The last one of these three events is obviously not comparable in terms of gravity and horror with the first two. The first one is an an attack of a terrorist (no matter how mentally unstable he may be) against a gay nightclub, somebody who felt compelled to kill innocent people because of who they are. We know how radical Islam works. It’s not just the women they fear and oppress. It’s the Jews. It’s the Christians. It’s all the non-Muslims. It’s all the Muslims they don’t deem to be obedient enough to their own made-up creed and rules du jour. And of course it’s the Gays. And anybody who drinks alcohol. Anybody who has fun. Anybody who represents what they hate (in the case of the two cops, they represent France, its society and its History) . The price is never too high for them. A decerebrated scumbag cutting the throat of a woman in front of her 3 year-old child for three hours seems acceptable to them.
Today is Father’s Day. I’m pretty sure that raising a kid, a boy especially, get a lot of fathers thinking about the kind of values and behaviour they want to impress on and pass on to their boy(s) no matter what their culture is. And today I’m not just wondering about what I should do to raise Vallerand so that he never falls into the abyss of extremism and terrorism (we usually don’t expect that) but so that he never becomes one of these senseless baboons I was referring to above. I hope he never becomes someone like that. Of course, education has limits and there comes a time when it’s clear any individual should bear his or her own responsibility. Even so it is a challenge we, the people who are supposed to be celebrated today must pay attention to.

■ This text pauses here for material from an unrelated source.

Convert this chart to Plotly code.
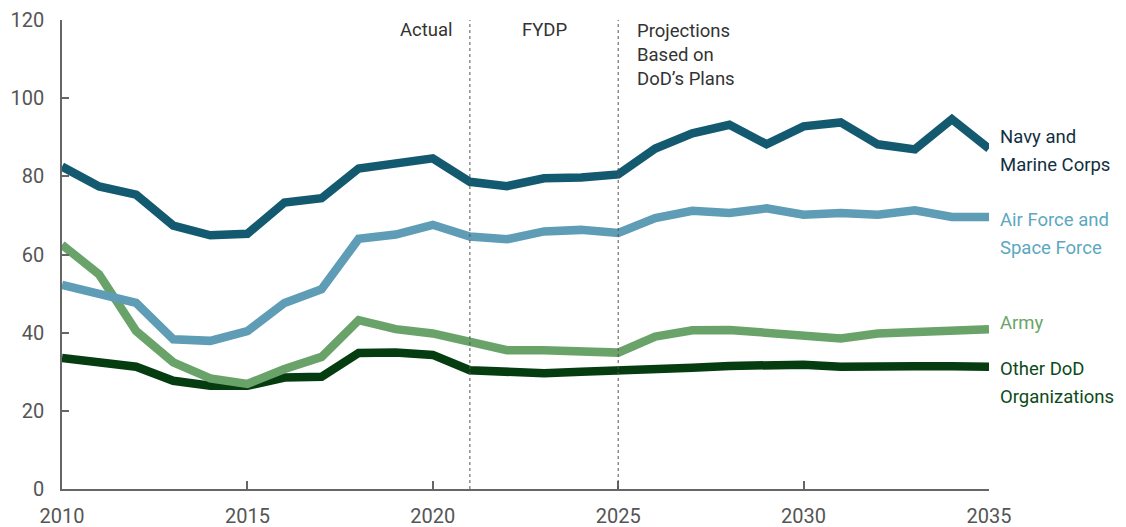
import plotly.graph_objects as go

# years on the x axis
years = list(range(2010, 2036))

# values
navy = [82.5, 77.4, 75.3, 67.4, 64.9, 65.3, 73.3, 74.4, 82.0, 83.3,
        84.6, 78.6, 77.5, 79.5, 79.7, 80.5, 87.1, 91.0, 93.2, 88.2,
        92.8, 93.8, 88.2, 86.9, 94.6, 87.1]
air_force = [52.2, 49.9, 47.6, 38.3, 37.9, 40.4, 47.6, 51.1, 64.0, 65.1,
             67.6, 64.6, 63.9, 65.9, 66.3, 65.5, 69.3, 71.2, 70.6, 71.8,
             70.2, 70.6, 70.2, 71.3, 69.6, 69.6]
army = [62.5, 54.9, 40.4, 32.4, 28.3, 26.9, 30.7, 33.8, 43.2, 40.9,
        39.8, 37.9, 35.5, 35.5, 35.3, 34.9, 39.0, 40.6, 40.7, 40.0,
        39.3, 38.5, 39.8, 40.2, 40.4, 40.9]
other_dod = [33.5, 32.4, 31.3, 27.7, 26.4, 26.4, 28.5, 28.7, 34.8, 34.9,
             34.3, 30.4, 30.1, 29.6, 30.0, 30.2, 30.9, 31.0, 31.5, 31.8,
             31.8, 31.3, 31.1, 31.4, 31.4, 31.3]

# (label lines, values, line colour, text colour, label centre in data units)
series = [
    (["Navy and", "Marine Corps"], navy, "#135a70", "#12303f", 86.5),
    (["Air Force and", "Space Force"], air_force, "#5e9db5", "#5ba8c0", 65.2),
    (["Army"], army, "#6aa36a", "#6aa56a", 42.5),
    (["Other DoD", "Organizations"], other_dod, "#053d11", "#0d4a1a", 27.1),
]

period_lines = [2021, 2025]

font_fam = "Roboto, Open Sans, sans-serif"
line_gap = 7.3  # label line spacing, in data units

fig = go.Figure()

# draw the last-listed (other DoD) first so navy sits on top like the original
for lines, vals, col, txtcol, ylab in series[::-1]:
    fig.add_trace(go.Scatter(
        x=years, y=vals, mode="lines", name=" ".join(lines),
        line=dict(color=col, width=8.5), showlegend=False,
    ))

# labels sit right of the plot, so use paper coords (data coords get hidden off-range)
for lines, vals, col, txtcol, ylab in series:
    top = ylab + line_gap * (len(lines) - 1) / 2
    for i, t in enumerate(lines):
        fig.add_annotation(
            x=1.010, y=(top - i * line_gap) / 120, xref="paper", yref="paper", text=t,
            showarrow=False, xanchor="left", yanchor="middle", align="left",
            font=dict(family=font_fam, size=18.5, color=txtcol),
        )

for yr in period_lines:
    fig.add_shape(type="line", x0=yr, x1=yr, y0=0, y1=120, xref="x", yref="y",
                  line=dict(color="#555555", width=1, dash="dot"))

txt = dict(family=font_fam, size=18.5, color="#333333")
fig.add_annotation(x=2020.6, y=117.5, text="Actual", showarrow=False,
                   xanchor="right", yanchor="middle", font=txt)
fig.add_annotation(x=2023, y=117.5, text="FYDP", showarrow=False,
                   xanchor="center", yanchor="middle", font=txt)
fig.add_annotation(x=2025.45, y=117.5, text="Projections<br>Based on<br>DoD’s Plans",
                   showarrow=False, xanchor="left", yanchor="top", align="left",
                   yshift=12, font=txt)

# page body has an 8px margin, so the figure is a little smaller than the window
fig.update_layout(
    width=1118, height=519,
    margin=dict(l=54, r=137, t=12, b=38),
    paper_bgcolor="white", plot_bgcolor="white",
    font=dict(family=font_fam, size=20, color="#555555"),
)
fig.update_xaxes(
    range=[2010, 2035], tickvals=[2010, 2015, 2020, 2025, 2030, 2035],
    showgrid=False, zeroline=False, showline=True, linecolor="#666666", linewidth=1.5,
    ticks="inside", ticklen=8, tickcolor="#666666", tickwidth=1.5,
    ticklabelstandoff=8, tickfont=dict(size=20, color="#555555"), automargin=False,
    ticklabeloverflow="allow",
)
fig.update_yaxes(
    range=[0, 120], tickvals=[0, 20, 40, 60, 80, 100, 120],
    showgrid=False, zeroline=False, showline=True, linecolor="#666666", linewidth=1.5,
    ticks="inside", ticklen=7, tickcolor="#666666", tickwidth=1.5,
    ticklabelstandoff=12, tickfont=dict(size=20, color="#555555"), automargin=False,
    ticklabeloverflow="allow",
)

fig.write_html("out.html")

I will end this post by quoting two passages of the famous Iranian poet and philosopher Omar Khayyam. I’m sure it won’t fly very well with the people who think it’s acceptable to attack anything and anyone who’s not them but so be it.
“Drink wine. This is life eternal. This is all that youth will give you. It is the season for wine, roses and drunken friends. Be happy for this moment. This moment is your life.”
“As far as you can avoid it, do not give grief to anyone. Never inflict your rage on another. If you hope for eternal rest, feel the pain yourself; but don’t hurt others.”